Is the package supposed to work on Julia v1? I see a commit about support for v0.7 but I get an error:
julia> movies[1,:]
9-element Array{Any,1}:
"Moonlight (2016)"
0
0
0
1
0
0
0
0
julia> nemo
9-element Array{Any,1}:
"Finding Nemo (2003)"
0
1
1
0
1
0
0
0
julia> hamming(movies[1,:], nemo)
ERROR: MethodError: no method matching one(::Type{Any})
Closest candidates are:
one(::Type{Union{Missing, T}}) where T at missing.jl:83
one(::Missing) at missing.jl:79
one(::BitArray{2}) at bitarray.jl:392
...
Stacktrace:
[1] one(::Type{Any}) at ./missing.jl:83
[2] result_type(::Hamming, ::Array{Any,1}, ::Array{Any,1}) at /Users/adrian/.julia/packages/Distances/nLAdT/src/metrics.jl:194
[3] eval_start(::Hamming, ::Array{Any,1}, ::Array{Any,1}) at /Users/adrian/.julia/packages/Distances/nLAdT/src/metrics.jl:196
[4] evaluate at /Users/adrian/.julia/packages/Distances/nLAdT/src/metrics.jl:159 [inlined]
[5] hamming(::Array{Any,1}, ::Array{Any,1}) at /Users/adrian/.julia/packages/Distances/nLAdT/src/metrics.jl:240
[6] top-level scope at none:0
Distances.jl is working fine on 1.0. I think this is simply a bug; you can work around it by
julia> Distances.result_type(::Hamming, ::AbstractArray{T1,N} where {T1,N}, ::AbstractArray{T2,N} where {T2,N})=Int
In reality, Hamming probably wants a separate implementation anyway.

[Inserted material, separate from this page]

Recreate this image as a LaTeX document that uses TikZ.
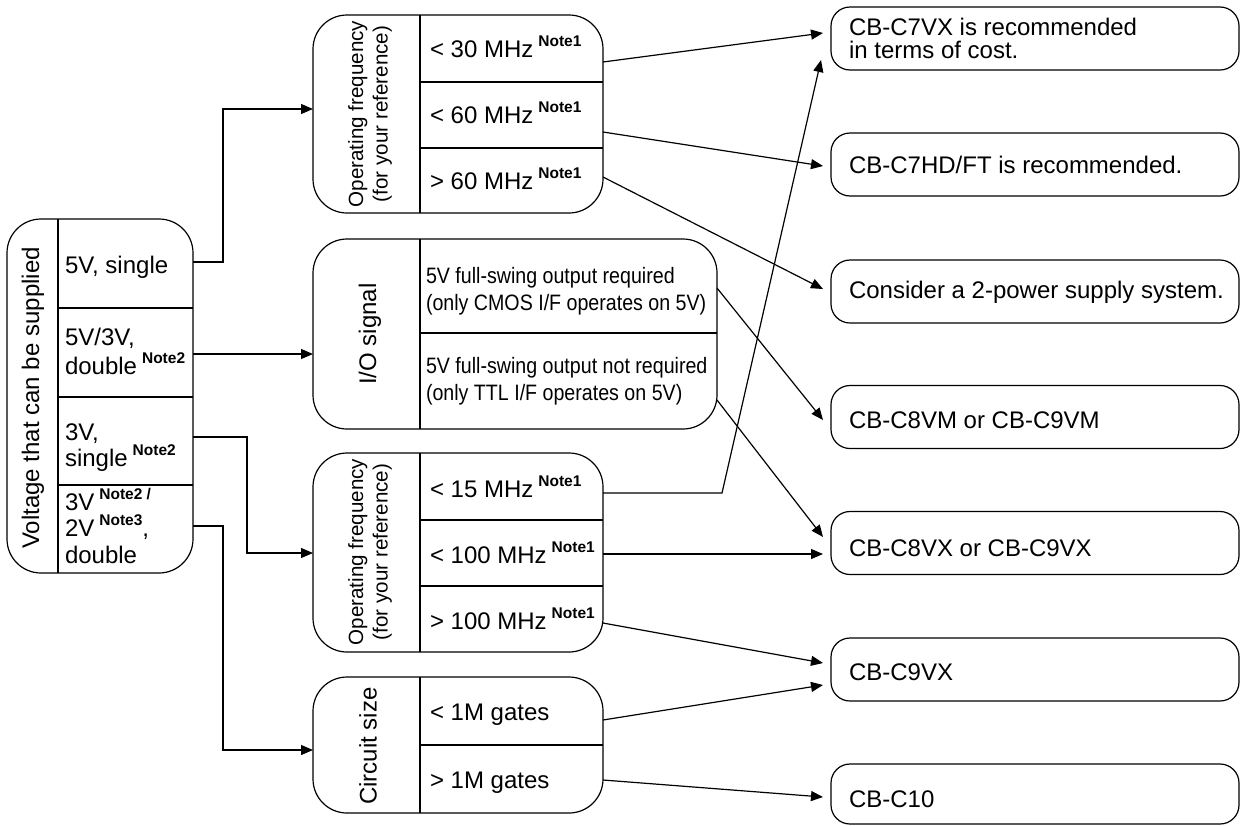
\documentclass[tikz,border=0pt]{standalone}
\usepackage{fontspec}
\setmainfont{Liberation Sans}
\newfontfamily\narrowfont[FakeStretch=0.88]{Liberation Sans}
\usetikzlibrary{arrows.meta,calc}
\newcommand\nt[1]{\hspace{2.5pt}\raisebox{5.5pt}{\fontsize{7.75}{8}\selectfont\bfseries #1}}
\begin{document}
\begin{tikzpicture}[x=0.5pt,y=-0.5pt, line width=0.6pt,
  box/.style={draw, rounded corners=17pt, inner sep=0pt, outer sep=0pt},
  rbox/.style={draw, rounded corners=9.5pt, inner sep=0pt, outer sep=0pt, minimum width=204pt, minimum height=31.5pt},
  txt/.style={inner sep=0pt, outer sep=0pt, font=\fontsize{12}{14.5}\selectfont, align=left},
  itxt/.style={inner sep=0pt, outer sep=0pt, font=\narrowfont\fontsize{11.15}{13.5}\selectfont, align=left},
  ftxt/.style={inner sep=0pt, outer sep=0pt, font=\fontsize{10.3}{12.25}\selectfont, align=center, rotate=90},
  arr/.style={-{Triangle[length=6pt,width=5pt]}}]
\useasboundingbox (0,0) rectangle (1240,825);

% ---- left box
\node[box, minimum width=93pt, minimum height=177pt] (L) at (100,396) {};
\draw (58,219) -- (58,573);
\draw (58,308) -- (193,308);
\draw (58,397) -- (193,397);
\draw (58,485) -- (193,485);
\node[txt, rotate=90] (Lt) at (33,398) {Voltage that can be supplied};
\node[txt, anchor=base west] (L1) at (65,273) {5V, single};
\node[txt, anchor=base west] (L2) at (65,374) {5V/3V,\\double\nt{Note2}};
\node[txt, anchor=base west, font=\fontsize{12}{13}\selectfont] (L3) at (65,466) {3V,\\single\nt{Note2}};
\node[txt, anchor=base west, font=\fontsize{12}{13.25}\selectfont] (L4) at (65,563) {3V\nt{Note2 /}\\2V\nt{Note3},\\double};

% ---- frequency box 1
\node[box, minimum width=145pt, minimum height=99pt] (F1) at (458,114) {};
\draw (420,15) -- (420,213);
\draw (420,82) -- (603,82);
\draw (420,148) -- (603,148);
\node[ftxt] (F1t) at (370,114) {Operating frequency\\(for your reference)};
\node[txt, anchor=base west] (F1a) at (430,57) {< 30 MHz\nt{Note1}};
\node[txt, anchor=base west] (F1b) at (430,123) {< 60 MHz\nt{Note1}};
\node[txt, anchor=base west] (F1c) at (430,189) {> 60 MHz\nt{Note1}};

% ---- I/O box
\node[box, minimum width=202pt, minimum height=95pt] (IO) at (515,334) {};
\draw (420,239) -- (420,429);
\draw (420,333) -- (717,333);
\node[txt, rotate=90] (IOt) at (370,334) {I/O signal};
\node[itxt, anchor=base west] (IOa) at (426,310) {5V full-swing output required\\(only CMOS I/F operates on 5V)};
\node[itxt, anchor=base west] (IOb) at (426,400) {5V full-swing output not required\\(only TTL I/F operates on 5V)};

% ---- frequency box 2
\node[box, minimum width=145pt, minimum height=99.5pt] (F2) at (458,552.5) {};
\draw (420,453) -- (420,652);
\draw (420,520) -- (603,520);
\draw (420,586) -- (603,586);
\node[ftxt] (F2t) at (370,552) {Operating frequency\\(for your reference)};
\node[txt, anchor=base west] (F2a) at (430,497) {< 15 MHz\nt{Note1}};
\node[txt, anchor=base west] (F2b) at (430,563) {< 100 MHz\nt{Note1}};
\node[txt, anchor=base west] (F2c) at (430,629) {> 100 MHz\nt{Note1}};

% ---- circuit size box
\node[box, minimum width=145pt, minimum height=68pt] (C) at (458,745) {};
\draw (420,677) -- (420,813);
\draw (420,745) -- (603,745);
\node[txt, rotate=90] (Ct) at (368,746) {Circuit size};
\node[txt, anchor=base west] (Ca) at (430,720) {< 1M gates};
\node[txt, anchor=base west] (Cb) at (430,788) {> 1M gates};

% ---- result boxes
\node[rbox] (R1) at (1035,38.5) {};
\node[rbox] (R2) at (1035,164.5) {};
\node[rbox] (R3) at (1035,291.5) {};
\node[rbox] (R4) at (1035,417) {};
\node[rbox] (R5) at (1035,543) {};
\node[rbox] (R6) at (1035,669.5) {};
\node[rbox, minimum height=30pt] (R7) at (1035,794) {};
\node[txt, anchor=base west, font=\fontsize{12}{11.5}\selectfont] (R1t) at (849,58) {CB-C7VX is recommended\\in terms of cost.};
\node[txt, anchor=base west] (R2t) at (849,173) {CB-C7HD/FT is recommended.};
\node[txt, anchor=base west] (R3t) at (849,298) {Consider a 2-power supply system.};
\node[txt, anchor=base west] (R4t) at (849,428) {CB-C8VM or CB-C9VM};
\node[txt, anchor=base west] (R5t) at (849,556) {CB-C8VX or CB-C9VX};
\node[txt, anchor=base west] (R6t) at (849,680) {CB-C9VX};
\node[txt, anchor=base west] (R7t) at (849,807) {CB-C10};

% ---- connectors from left box
\draw[arr] (L.east |- 0,262) -- (223,262) |- (F1.west |- 0,109);
\draw[arr] (L.east |- 0,354) -- (IO.west |- 0,354);
\draw[arr] (L.east |- 0,437) -- (247,437) |- (F2.west |- 0,553);
\draw[arr] (L.east |- 0,526) -- (223,526) |- (C.west |- 0,750);

% ---- connectors to results
\draw[arr] (F1.east |- 0,62) -- ($(R1.west |- 0,33)+(-8,0)$);
\draw[arr] (F1.east |- 0,132) -- ($(R2.west |- 0,166)+(-8,0)$);
\draw[arr] (F1.east |- 0,177) -- ($(R3.west |- 0,289)+(-8,0)$);
\draw[arr] (IO.east |- 0,288) -- ($(R4.west |- 0,420)+(-8,0)$);
\draw[arr] (IO.east |- 0,400) -- ($(R5.west |- 0,537)+(-8,0)$);
\draw[arr] (F2.east |- 0,493) -- (722,493) -- ($(R1.west |- 0,60)+(-10,0)$);
\draw[arr] (F2.east |- 0,554) -- ($(R5.west |- 0,554)+(-8,0)$);
\draw[arr] (F2.east |- 0,623) -- ($(R6.west |- 0,663)+(-8,0)$);
\draw[arr] (C.east |- 0,720) -- ($(R6.west |- 0,685)+(-8,0)$);
\draw[arr] (C.east |- 0,780) -- ($(R7.west |- 0,797)+(-8,0)$);
\end{tikzpicture}
\end{document}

Desired handling of NaN
and missing
is not entirely obvious though.
julia> using Random, BenchmarkTools, Distances
julia> a=bitrand(10^5); b = bitrand(10^5);
julia> @btime evaluate($Hamming(), $a, $b);
154.316 μs (1 allocation: 16 bytes)
julia> _fhamming(a,b) = count(a.==b);
julia> @btime _fhamming($a, $b);
2.351 μs (2 allocations: 12.41 KiB)
julia> _fhamming(a,b) = count(isequal.(a,b));
julia> @btime _fhamming($a, $b);
328.005 μs (3 allocations: 16.59 KiB)
Thank you, this pointed me in the right direction. It doesn’t like the types of the arrays (it used to work fine in 0.6).
Ex:
julia> hamming(x,y)
ERROR: MethodError: no method matching one(::Type{Any})
Closest candidates are:
one(::Type{Union{Missing, T}}) where T at missing.jl:83
one(::Missing) at missing.jl:79
one(::BitArray{2}) at bitarray.jl:392
...
Stacktrace:
[1] one(::Type{Any}) at ./missing.jl:83
[2] result_type(::Hamming, ::Array{Any,1}, ::Array{Any,1}) at /Users/adrian/.julia/dev/Distances/src/metrics.jl:194
[3] eval_start(::Hamming, ::Array{Any,1}, ::Array{Any,1}) at /Users/adrian/.julia/dev/Distances/src/metrics.jl:196
[4] evaluate at /Users/adrian/.julia/dev/Distances/src/metrics.jl:159 [inlined]
[5] hamming(::Array{Any,1}, ::Array{Any,1}) at /Users/adrian/.julia/dev/Distances/src/metrics.jl:240
[6] top-level scope at none:0
julia> hamming(Int[x...],Int[y...])
4
But really, the above is not a reliable fix.
I’m not sure about the intended semantics for missing
and NaN
, but you the above fix will run into trouble with missing values. And the bitarray variant (count broadcasted ==
) is also bad; the real solution is to implement a specialization for bitarray
(because that’s the main use for hamming distance).
Can you open an issue for this?
I’m afraid I don’t understand the internals so feel free to expand on this if necessary:
https://github.com/JuliaStats/Distances.jl/issues/114